#### [Task to carry out]
Where a line in the listing contains the string "chart", copy that line out.

#### [Information supplied]

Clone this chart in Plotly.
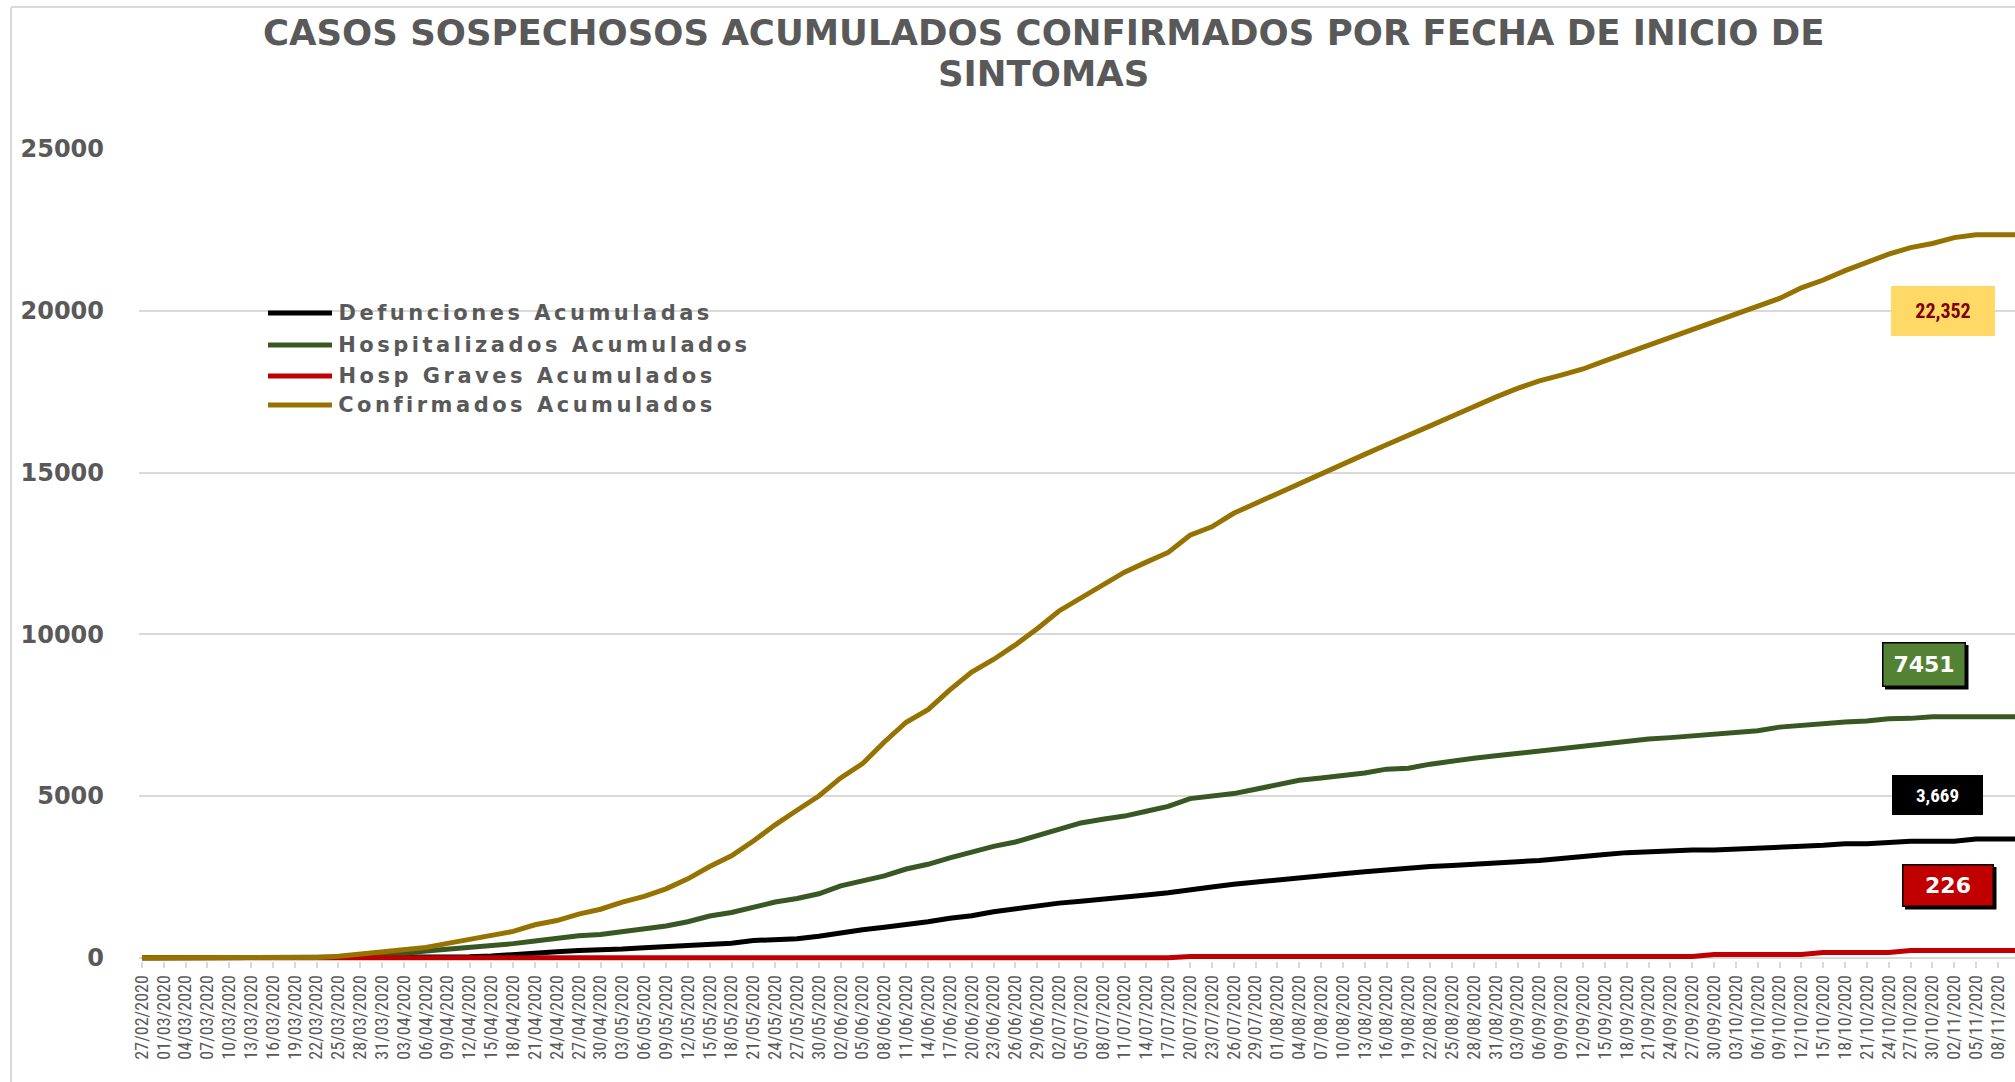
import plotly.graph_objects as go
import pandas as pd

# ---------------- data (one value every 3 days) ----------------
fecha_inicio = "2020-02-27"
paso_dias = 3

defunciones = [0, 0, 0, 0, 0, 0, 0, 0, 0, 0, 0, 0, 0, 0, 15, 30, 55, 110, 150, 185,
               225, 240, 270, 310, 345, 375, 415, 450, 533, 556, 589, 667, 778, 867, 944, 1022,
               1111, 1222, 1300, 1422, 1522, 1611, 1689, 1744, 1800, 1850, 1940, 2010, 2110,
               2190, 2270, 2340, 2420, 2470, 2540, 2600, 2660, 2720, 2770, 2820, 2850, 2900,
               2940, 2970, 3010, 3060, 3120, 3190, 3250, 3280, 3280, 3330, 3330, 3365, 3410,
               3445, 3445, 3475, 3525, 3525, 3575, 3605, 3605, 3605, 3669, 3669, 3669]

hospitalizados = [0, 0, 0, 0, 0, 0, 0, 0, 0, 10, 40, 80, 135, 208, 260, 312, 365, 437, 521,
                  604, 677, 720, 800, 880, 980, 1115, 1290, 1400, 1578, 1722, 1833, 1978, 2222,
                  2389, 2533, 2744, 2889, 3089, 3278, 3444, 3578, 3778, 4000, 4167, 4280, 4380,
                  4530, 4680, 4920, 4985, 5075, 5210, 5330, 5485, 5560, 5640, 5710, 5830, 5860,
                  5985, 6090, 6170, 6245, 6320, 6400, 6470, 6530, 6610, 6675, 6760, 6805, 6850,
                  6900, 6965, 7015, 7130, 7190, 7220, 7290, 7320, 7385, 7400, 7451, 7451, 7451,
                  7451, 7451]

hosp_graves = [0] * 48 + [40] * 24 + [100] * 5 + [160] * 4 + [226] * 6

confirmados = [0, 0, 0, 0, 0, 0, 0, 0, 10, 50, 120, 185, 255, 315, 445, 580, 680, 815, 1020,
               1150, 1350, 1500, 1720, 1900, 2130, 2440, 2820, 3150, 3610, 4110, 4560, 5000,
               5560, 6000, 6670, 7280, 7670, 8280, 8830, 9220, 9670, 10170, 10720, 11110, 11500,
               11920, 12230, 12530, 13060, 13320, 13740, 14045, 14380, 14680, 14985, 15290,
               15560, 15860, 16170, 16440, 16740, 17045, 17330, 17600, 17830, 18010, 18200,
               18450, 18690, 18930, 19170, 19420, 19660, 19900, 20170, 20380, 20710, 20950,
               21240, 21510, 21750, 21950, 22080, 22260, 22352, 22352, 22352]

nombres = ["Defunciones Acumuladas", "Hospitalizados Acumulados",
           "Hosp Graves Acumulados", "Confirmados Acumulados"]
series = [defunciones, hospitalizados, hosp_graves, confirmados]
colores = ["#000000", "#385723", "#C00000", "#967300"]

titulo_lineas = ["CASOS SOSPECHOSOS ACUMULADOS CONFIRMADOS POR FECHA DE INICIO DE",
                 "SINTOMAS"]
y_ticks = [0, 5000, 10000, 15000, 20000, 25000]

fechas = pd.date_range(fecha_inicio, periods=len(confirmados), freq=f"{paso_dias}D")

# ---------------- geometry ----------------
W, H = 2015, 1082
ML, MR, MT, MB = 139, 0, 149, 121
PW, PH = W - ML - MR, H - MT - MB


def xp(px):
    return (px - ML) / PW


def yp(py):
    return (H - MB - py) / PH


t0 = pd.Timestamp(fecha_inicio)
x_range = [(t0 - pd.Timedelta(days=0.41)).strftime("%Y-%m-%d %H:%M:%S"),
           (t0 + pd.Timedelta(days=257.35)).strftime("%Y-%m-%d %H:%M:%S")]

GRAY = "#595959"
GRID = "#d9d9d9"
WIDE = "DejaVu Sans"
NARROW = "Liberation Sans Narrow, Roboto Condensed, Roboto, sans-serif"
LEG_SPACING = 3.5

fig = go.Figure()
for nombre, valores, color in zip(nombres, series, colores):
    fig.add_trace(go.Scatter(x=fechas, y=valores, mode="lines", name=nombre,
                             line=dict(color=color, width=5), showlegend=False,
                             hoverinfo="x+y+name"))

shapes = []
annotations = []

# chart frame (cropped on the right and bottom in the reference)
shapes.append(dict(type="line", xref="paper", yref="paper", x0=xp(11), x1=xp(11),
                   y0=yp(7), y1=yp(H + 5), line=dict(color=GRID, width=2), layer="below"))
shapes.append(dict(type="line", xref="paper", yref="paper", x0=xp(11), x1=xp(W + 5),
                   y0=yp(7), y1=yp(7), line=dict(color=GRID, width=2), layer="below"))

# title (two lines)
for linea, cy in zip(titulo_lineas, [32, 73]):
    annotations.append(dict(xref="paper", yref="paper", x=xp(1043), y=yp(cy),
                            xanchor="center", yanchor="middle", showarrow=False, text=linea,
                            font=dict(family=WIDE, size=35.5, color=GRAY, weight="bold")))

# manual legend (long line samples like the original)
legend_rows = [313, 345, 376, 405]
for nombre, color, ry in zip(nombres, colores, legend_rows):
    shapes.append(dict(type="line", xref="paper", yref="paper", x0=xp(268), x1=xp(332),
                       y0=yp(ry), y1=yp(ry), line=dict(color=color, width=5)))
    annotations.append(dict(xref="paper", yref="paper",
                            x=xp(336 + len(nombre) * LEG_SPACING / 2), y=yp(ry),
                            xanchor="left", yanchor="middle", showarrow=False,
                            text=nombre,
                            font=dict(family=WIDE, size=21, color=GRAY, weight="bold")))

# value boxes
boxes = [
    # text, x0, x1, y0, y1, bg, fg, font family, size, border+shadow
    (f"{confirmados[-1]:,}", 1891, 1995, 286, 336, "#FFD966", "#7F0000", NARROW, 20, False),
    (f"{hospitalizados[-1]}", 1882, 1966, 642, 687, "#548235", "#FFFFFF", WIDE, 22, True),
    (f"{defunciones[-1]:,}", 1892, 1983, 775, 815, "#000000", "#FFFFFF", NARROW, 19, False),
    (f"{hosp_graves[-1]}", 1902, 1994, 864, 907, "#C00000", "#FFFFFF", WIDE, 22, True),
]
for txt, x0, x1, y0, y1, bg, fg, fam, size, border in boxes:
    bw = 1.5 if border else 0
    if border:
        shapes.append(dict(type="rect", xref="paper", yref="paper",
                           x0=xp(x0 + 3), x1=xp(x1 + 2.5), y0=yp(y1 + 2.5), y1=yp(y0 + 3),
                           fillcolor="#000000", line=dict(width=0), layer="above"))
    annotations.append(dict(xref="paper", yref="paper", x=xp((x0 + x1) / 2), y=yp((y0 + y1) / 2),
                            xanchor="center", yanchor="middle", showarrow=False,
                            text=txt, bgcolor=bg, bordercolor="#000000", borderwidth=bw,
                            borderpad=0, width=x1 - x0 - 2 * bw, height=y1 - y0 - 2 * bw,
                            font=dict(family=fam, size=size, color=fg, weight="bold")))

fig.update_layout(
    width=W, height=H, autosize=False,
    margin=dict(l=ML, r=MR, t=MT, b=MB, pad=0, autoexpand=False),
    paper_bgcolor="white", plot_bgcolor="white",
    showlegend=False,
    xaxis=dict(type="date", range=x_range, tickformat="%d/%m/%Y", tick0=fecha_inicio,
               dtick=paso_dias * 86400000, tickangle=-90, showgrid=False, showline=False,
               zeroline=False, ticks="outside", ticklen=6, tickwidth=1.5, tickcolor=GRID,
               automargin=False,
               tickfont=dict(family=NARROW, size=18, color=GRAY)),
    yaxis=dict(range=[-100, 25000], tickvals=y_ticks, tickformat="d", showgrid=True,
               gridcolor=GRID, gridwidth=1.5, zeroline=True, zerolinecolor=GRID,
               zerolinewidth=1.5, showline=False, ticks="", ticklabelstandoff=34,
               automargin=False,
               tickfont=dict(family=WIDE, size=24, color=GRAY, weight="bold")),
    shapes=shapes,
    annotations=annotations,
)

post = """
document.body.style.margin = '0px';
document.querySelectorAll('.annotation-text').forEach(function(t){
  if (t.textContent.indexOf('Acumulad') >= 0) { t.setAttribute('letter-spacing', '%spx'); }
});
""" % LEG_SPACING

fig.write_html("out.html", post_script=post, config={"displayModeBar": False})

#### [Written response]
Clone this chart in Plotly.
# chart frame (cropped on the right and bottom in the reference)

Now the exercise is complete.